(SOURCE DATA)

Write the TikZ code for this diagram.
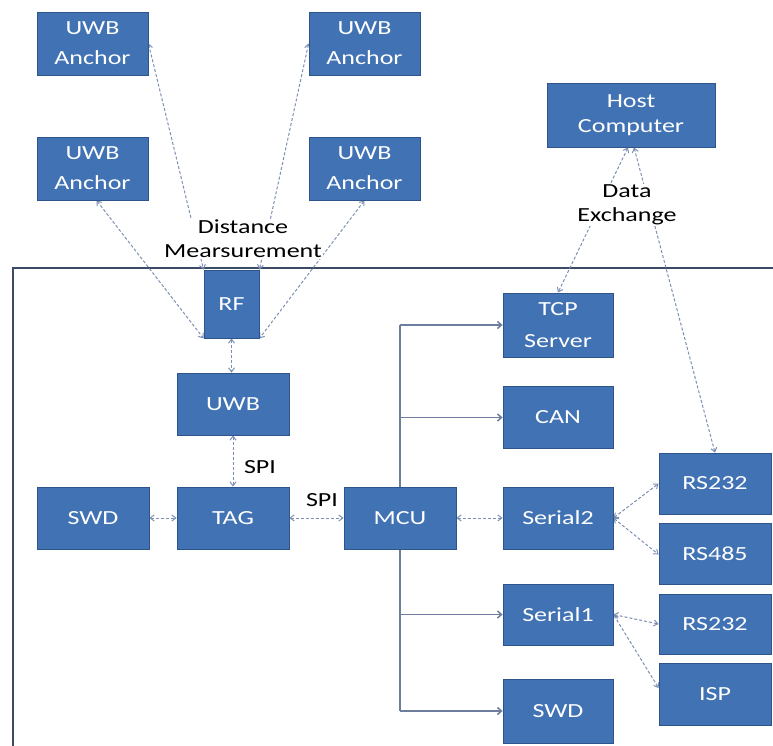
\documentclass[tikz,border=0pt]{standalone}
\usepackage{fontspec}
\newfontfamily\cf[FakeStretch=1.3]{Carlito}
\usetikzlibrary{arrows.meta,backgrounds,calc}
\definecolor{boxblue}{RGB}{64,114,180}
\definecolor{boxedge}{RGB}{45,85,140}
\definecolor{conn}{RGB}{125,144,180}
\definecolor{busc}{RGB}{110,125,155}
\definecolor{framec}{RGB}{60,75,100}
\begin{document}
\begin{tikzpicture}[x=1pt,y=-1pt,
 blk/.style={draw=boxedge,line width=0.8pt,fill=boxblue,text=white,inner sep=0pt,align=center,font=\cf\fontsize{20}{30}\selectfont},
 wh/.style 2 args={minimum width=#1pt,minimum height=#2pt},
 lbl/.style={fill=white,inner sep=1pt,align=center,text=black,font=\cf\fontsize{20}{24}\selectfont},
 dl/.style={conn,line width=1pt,dash pattern=on 3pt off 2pt,{Straight Barb[length=4pt,width=6pt]}-{Straight Barb[length=4pt,width=6pt]}},
 bl/.style={busc,line width=1.5pt},
 ba/.style={bl,-{Straight Barb[length=4pt,width=7pt]}}]
\useasboundingbox (0,0) rectangle (773,746);

% anchors
\node[blk,wh={111}{63}] (A1) at (92.5,43.5) {UWB\\Anchor};
\node[blk,wh={111}{63}] (A2) at (364.5,43.5) {UWB\\Anchor};
\node[blk,wh={111}{63}] (A3) at (92.5,168.5) {UWB\\Anchor};
\node[blk,wh={111}{63}] (A4) at (364.5,168.5) {UWB\\Anchor};
\node[blk,wh={168}{64},font=\cf\fontsize{20}{25}\selectfont] (H) at (631,115) {Host\\Computer};

% tag side
\node[blk,wh={55}{68}] (RF) at (231.5,304) {RF};
\node[blk,wh={112}{62}] (UWB) at (233,404) {UWB};
\node[blk,wh={112}{62}] (TAG) at (233,518) {TAG};
\node[blk,wh={112}{62}] (SWDL) at (93,518) {SWD};
\node[blk,wh={112}{62}] (MCU) at (400,518) {MCU};

% right column
\node[blk,wh={110}{64},font=\cf\fontsize{20}{32}\selectfont] (TCP) at (558,325) {TCP\\Server};
\node[blk,wh={110}{62}] (CAN) at (558,417.5) {CAN};
\node[blk,wh={110}{62}] (S2) at (558,518) {Serial2};
\node[blk,wh={110}{61}] (S1) at (558,614.5) {Serial1};
\node[blk,wh={110}{64}] (SWDR) at (558,711) {SWD};

\node[blk,wh={112}{61}] (R1) at (715,483.5) {RS232};
\node[blk,wh={112}{61}] (R4) at (715,553.5) {RS485};
\node[blk,wh={112}{60}] (R2) at (715,624) {RS232};
\node[blk,wh={112}{62}] (ISP) at (715,694) {ISP};

\begin{scope}[on background layer]
  \fill[white] (0,0) rectangle (773,746);
  \draw[framec,line width=1.8pt] (13,746) -- (13,268) -- (773,268);
  % bus
  \coordinate (bt) at (MCU.center |- TCP.west);
  \coordinate (bb) at (MCU.center |- SWDR.west);
  \draw[bl] (bt) -- (bb);
  \draw[ba] (bt) -- (TCP.west);
  \draw[ba] (MCU.center |- CAN.west) -- (CAN.west);
  \draw[ba] (MCU.center |- S1.west) -- (S1.west);
  \draw[ba] (bb) -- (SWDR.west);
  % dashed links
  \draw[dl] (RF.south) -- (RF.south |- UWB.north);
  \draw[dl] (UWB.south) -- (TAG.north);
  \draw[dl] (SWDL.east) -- (TAG.west);
  \draw[dl] (TAG.east) -- (MCU.west);
  \draw[dl] (MCU.east) -- (S2.west);
  \draw[dl] (S2.east) -- (R1.west);
  \draw[dl] (S2.east) -- ([yshift=-1pt]R4.west);
  \draw[dl] (S1.east) -- (R2.west);
  \draw[dl] (S1.east) -- ([yshift=6pt]ISP.west);
  \draw[dl] (A1.east) -- (RF.north west);
  \draw[dl] (A2.west) -- (RF.north east);
  \draw[dl] ([xshift=4pt]A3.south) -- (RF.south west);
  \draw[dl] (A4.south) -- (RF.south east);
  \draw[dl] ([xshift=-3pt]H.south) -- (TCP.north);
  \draw[dl] ([xshift=3pt]H.south) -- (R1.north);
\end{scope}

% labels
\node[lbl] (dm) at (243,239) {Distance\\Mearsurement};
\node[lbl] (de) at (627,205) {Data\\Exchange};
\node[lbl,fill=none] (spi1) at (260,467) {SPI};
\node[lbl,fill=none] (spi2) at (322,500) {SPI};
\end{tikzpicture}
\end{document}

(DESCRIPTION OF THE TASK) Copy the whole listing above word for word but do not carry over the pictures.

(EXERCISE SOLUTION)
Write the TikZ code for this diagram.
\documentclass[tikz,border=0pt]{standalone}
\usepackage{fontspec}
\newfontfamily\cf[FakeStretch=1.3]{Carlito}
\usetikzlibrary{arrows.meta,backgrounds,calc}
\definecolor{boxblue}{RGB}{64,114,180}
\definecolor{boxedge}{RGB}{45,85,140}
\definecolor{conn}{RGB}{125,144,180}
\definecolor{busc}{RGB}{110,125,155}
\definecolor{framec}{RGB}{60,75,100}
\begin{document}
\begin{tikzpicture}[x=1pt,y=-1pt,
 blk/.style={draw=boxedge,line width=0.8pt,fill=boxblue,text=white,inner sep=0pt,align=center,font=\cf\fontsize{20}{30}\selectfont},
 wh/.style 2 args={minimum width=#1pt,minimum height=#2pt},
 lbl/.style={fill=white,inner sep=1pt,align=center,text=black,font=\cf\fontsize{20}{24}\selectfont},
 dl/.style={conn,line width=1pt,dash pattern=on 3pt off 2pt,{Straight Barb[length=4pt,width=6pt]}-{Straight Barb[length=4pt,width=6pt]}},
 bl/.style={busc,line width=1.5pt},
 ba/.style={bl,-{Straight Barb[length=4pt,width=7pt]}}]
\useasboundingbox (0,0) rectangle (773,746);

% anchors
\node[blk,wh={111}{63}] (A1) at (92.5,43.5) {UWB\\Anchor};
\node[blk,wh={111}{63}] (A2) at (364.5,43.5) {UWB\\Anchor};
\node[blk,wh={111}{63}] (A3) at (92.5,168.5) {UWB\\Anchor};
\node[blk,wh={111}{63}] (A4) at (364.5,168.5) {UWB\\Anchor};
\node[blk,wh={168}{64},font=\cf\fontsize{20}{25}\selectfont] (H) at (631,115) {Host\\Computer};

% tag side
\node[blk,wh={55}{68}] (RF) at (231.5,304) {RF};
\node[blk,wh={112}{62}] (UWB) at (233,404) {UWB};
\node[blk,wh={112}{62}] (TAG) at (233,518) {TAG};
\node[blk,wh={112}{62}] (SWDL) at (93,518) {SWD};
\node[blk,wh={112}{62}] (MCU) at (400,518) {MCU};

% right column
\node[blk,wh={110}{64},font=\cf\fontsize{20}{32}\selectfont] (TCP) at (558,325) {TCP\\Server};
\node[blk,wh={110}{62}] (CAN) at (558,417.5) {CAN};
\node[blk,wh={110}{62}] (S2) at (558,518) {Serial2};
\node[blk,wh={110}{61}] (S1) at (558,614.5) {Serial1};
\node[blk,wh={110}{64}] (SWDR) at (558,711) {SWD};

\node[blk,wh={112}{61}] (R1) at (715,483.5) {RS232};
\node[blk,wh={112}{61}] (R4) at (715,553.5) {RS485};
\node[blk,wh={112}{60}] (R2) at (715,624) {RS232};
\node[blk,wh={112}{62}] (ISP) at (715,694) {ISP};

\begin{scope}[on background layer]
  \fill[white] (0,0) rectangle (773,746);
  \draw[framec,line width=1.8pt] (13,746) -- (13,268) -- (773,268);
  % bus
  \coordinate (bt) at (MCU.center |- TCP.west);
  \coordinate (bb) at (MCU.center |- SWDR.west);
  \draw[bl] (bt) -- (bb);
  \draw[ba] (bt) -- (TCP.west);
  \draw[ba] (MCU.center |- CAN.west) -- (CAN.west);
  \draw[ba] (MCU.center |- S1.west) -- (S1.west);
  \draw[ba] (bb) -- (SWDR.west);
  % dashed links
  \draw[dl] (RF.south) -- (RF.south |- UWB.north);
  \draw[dl] (UWB.south) -- (TAG.north);
  \draw[dl] (SWDL.east) -- (TAG.west);
  \draw[dl] (TAG.east) -- (MCU.west);
  \draw[dl] (MCU.east) -- (S2.west);
  \draw[dl] (S2.east) -- (R1.west);
  \draw[dl] (S2.east) -- ([yshift=-1pt]R4.west);
  \draw[dl] (S1.east) -- (R2.west);
  \draw[dl] (S1.east) -- ([yshift=6pt]ISP.west);
  \draw[dl] (A1.east) -- (RF.north west);
  \draw[dl] (A2.west) -- (RF.north east);
  \draw[dl] ([xshift=4pt]A3.south) -- (RF.south west);
  \draw[dl] (A4.south) -- (RF.south east);
  \draw[dl] ([xshift=-3pt]H.south) -- (TCP.north);
  \draw[dl] ([xshift=3pt]H.south) -- (R1.north);
\end{scope}

% labels
\node[lbl] (dm) at (243,239) {Distance\\Mearsurement};
\node[lbl] (de) at (627,205) {Data\\Exchange};
\node[lbl,fill=none] (spi1) at (260,467) {SPI};
\node[lbl,fill=none] (spi2) at (322,500) {SPI};
\end{tikzpicture}
\end{document}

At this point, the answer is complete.